Russ Meyer was approached to make a "nudie" film by burlesque impresario Pete De Cenzie, who was interested in making an American version of the nudist camp films then coming in from Europe. Meyer agreed provided he could do something with a scriptline and that he could use "well built girls instead of the usual unattractive types that populated nudist films."

He hired his friend Bill Teas. "I had no idea when we started," he said. "All I had was Teas, three girls and my dentist and my attorney for assistants."

Meyer says his dentist agreed to let his office be used on the weekend for filming. The script was made up as they went along and the voice over narration was added later.

Meyer said he shot the film in four days "I knew exactly how it was going to begin, I knew how it would be in the middle, I knew how it would be at the end. I based it on my experiences doing stills for Playboy. There's a lot of stuff on the girl next door, the common man, the voyeur - little nude photo essays."

==Nudity==
The Immoral Mr. Teas was the first American "above ground" movie since the pre-Code, early sound era to show female nudity without the pretext of naturism. It is considered to be the first commercially viable American "skin flick", and popularized the nudie cutie genre.

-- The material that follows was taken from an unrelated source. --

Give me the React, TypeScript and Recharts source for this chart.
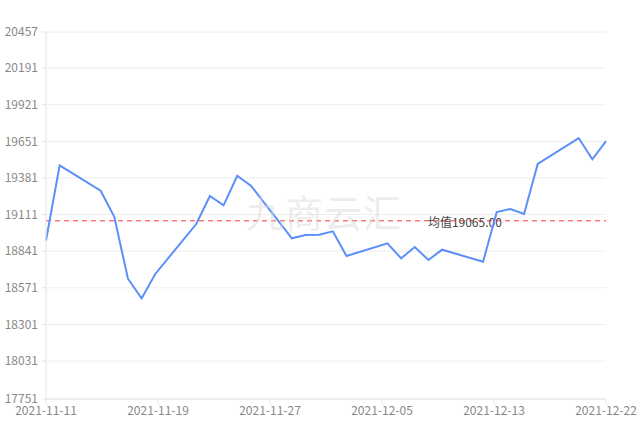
import React from 'react'
import { LineChart, Line, XAxis, YAxis, CartesianGrid, ReferenceLine } from 'recharts'

const dates = [
  '2021-11-11', '2021-11-12', '2021-11-15', '2021-11-16', '2021-11-17', '2021-11-18', '2021-11-19',
  '2021-11-22', '2021-11-23', '2021-11-24', '2021-11-25', '2021-11-26',
  '2021-11-29', '2021-11-30', '2021-12-01', '2021-12-02', '2021-12-03',
  '2021-12-06', '2021-12-07', '2021-12-08', '2021-12-09', '2021-12-10',
  '2021-12-13', '2021-12-14', '2021-12-15', '2021-12-16', '2021-12-17',
  '2021-12-20', '2021-12-21', '2021-12-22',
]
const prices = [
  18920, 19474, 19287, 19095, 18638, 18493, 18673,
  19041, 19248, 19179, 19397, 19324,
  18936, 18960, 18962, 18987, 18805,
  18899, 18788, 18872, 18776, 18852,
  18763, 19130, 19152, 19115, 19484,
  19675, 19518, 19653,
]
const average = 19065
const xTickLabels = ['2021-11-11', '2021-11-19', '2021-11-27', '2021-12-05', '2021-12-13', '2021-12-22']
const yTicks = [17751, 18031, 18301, 18571, 18841, 19111, 19381, 19651, 19921, 20191, 20457]

const DAY = 86400000
const start = Date.parse(dates[0])
const data = dates.map((d, i) => ({ day: (Date.parse(d) - start) / DAY, value: prices[i] }))
const lastDay = data[data.length - 1].day
const xTicks = xTickLabels.map((_, i) => (i * lastDay) / (xTickLabels.length - 1))

const font = "'Noto Sans CJK SC', 'Noto Sans', sans-serif"

const AvgLabel = (props: any) => {
  const vb = props.viewBox || {}
  return (
    <text x={vb.x + vb.width * 0.748} y={vb.y + 6} textAnchor="middle" fontSize={12} fill="#444" fontFamily={font}>
      {'均值' + average.toFixed(2)}
    </text>
  )
}

export default function App() {
  return (
    <div style={{ position: 'absolute', left: 0, top: 0, width: 641, height: 423, background: '#fff' }}>
      <LineChart width={641} height={423} data={data} margin={{ top: 32, right: 35, left: 0, bottom: 0 }}>
        <CartesianGrid vertical={false} stroke="#eeeeee" />
        <XAxis
          dataKey="day"
          type="number"
          domain={[0, lastDay]}
          ticks={xTicks}
          tickFormatter={(v: number) => xTickLabels[xTicks.indexOf(v)] ?? ''}
          height={24}
          tickSize={5}
          tickMargin={2}
          stroke="#e3e3e3"
          tick={{ fill: '#888', fontSize: 12, fontFamily: font }}
          interval={0}
        />
        <YAxis
          type="number"
          domain={[17751, 20457]}
          ticks={yTicks}
          width={46}
          tickSize={4}
          tickMargin={4}
          stroke="#e3e3e3"
          tick={{ fill: '#888', fontSize: 12, fontFamily: font }}
          interval={0}
        />
        <ReferenceLine y={average} stroke="#f77" strokeDasharray="5 4" strokeWidth={1.5} label={<AvgLabel />} />
        <Line
          type="linear"
          dataKey="value"
          stroke="#5b8ff9"
          strokeWidth={2}
          dot={false}
          isAnimationActive={false}
        />
      </LineChart>
      <div
        style={{
          position: 'absolute',
          left: 246,
          top: 187,
          fontSize: 38,
          fontFamily: font,
          color: 'rgba(215,215,215,0.45)',
          pointerEvents: 'none',
          letterSpacing: 1,
          lineHeight: '48px',
        }}
      >
        九商云汇
      </div>
    </div>
  )
}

In a 1960 Philadelphia court case, the film was held not to be obscene, although the judge described the film as "vulgar, pointless and in bad taste".

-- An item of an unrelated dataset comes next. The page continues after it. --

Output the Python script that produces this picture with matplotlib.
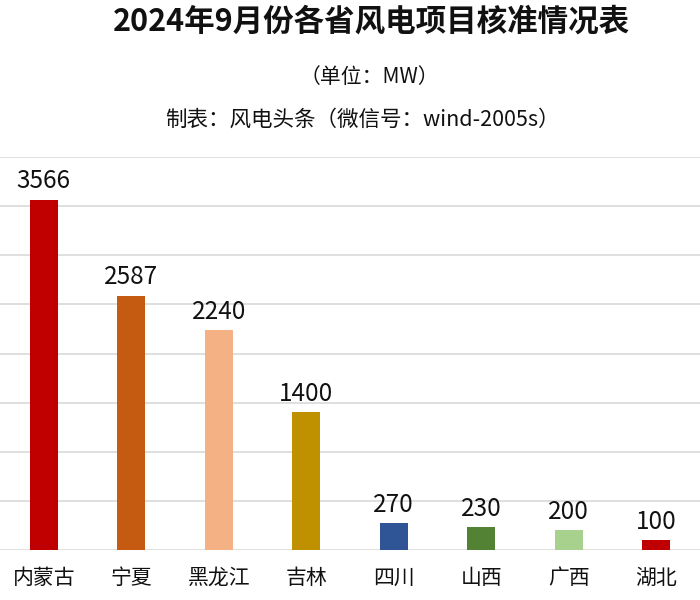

The movie consists of a series of short scenes. In a sense, no one is actually naked; the only nudity seen is through the viewpoint and vivid imagination of Mr. Teas. Mr. Teas's mental constructions extend beyond the nudity (always exclusively of female characters) - there is an underlying surrealism in Mr. Teas's imagination, which results in a number of genuinely bizarre situations.

==A typical scene==
Mr. Teas attends an appointment with his dentist, who must perform an extraction of a molar. The dentist has an assistant (Marilyn Wesley), who is stunningly beautiful, and not-quite modestly dressed. The application of analgesics releases Mr. Teas's fertile imagination, and the scene is shown through this viewpoint. Rather than the typical equipment-cluttered dental office, only a dentist, a dental chair, Mr. Teas, and the assistant are present against a stark and simple background. Only, now, the assistant is completely nude. As the procedure is completed, the dentist removes the molar from Mr. Teas's mouth, but rather than only a small object in the extraction pliers, the molar has the appearance of a single large staghorn (deer antler) with a number of points. The body of the "molar" is white, and each tip (representing the roots of the molar) is colored a bloody red. Mr. Teas has paid a price for his lustful imagination.

==Reception==
The film was a big box office success.

According to Roger Ebert, "As plots go, Teas was not terrifically subtle. It is essentially a silent comedy with counterpoint narration. But the movie's jolly irony overcame any feeling of embarrassment or self-consciousness on the part of audiences who were, for the most part, seeing a nude woman on the screen for the first time."

Meyer called the film's success "a fluke, an absolute fluke."

According to The Wall Street Journal, the film led to over a hundred imitations being made in the next 12 months.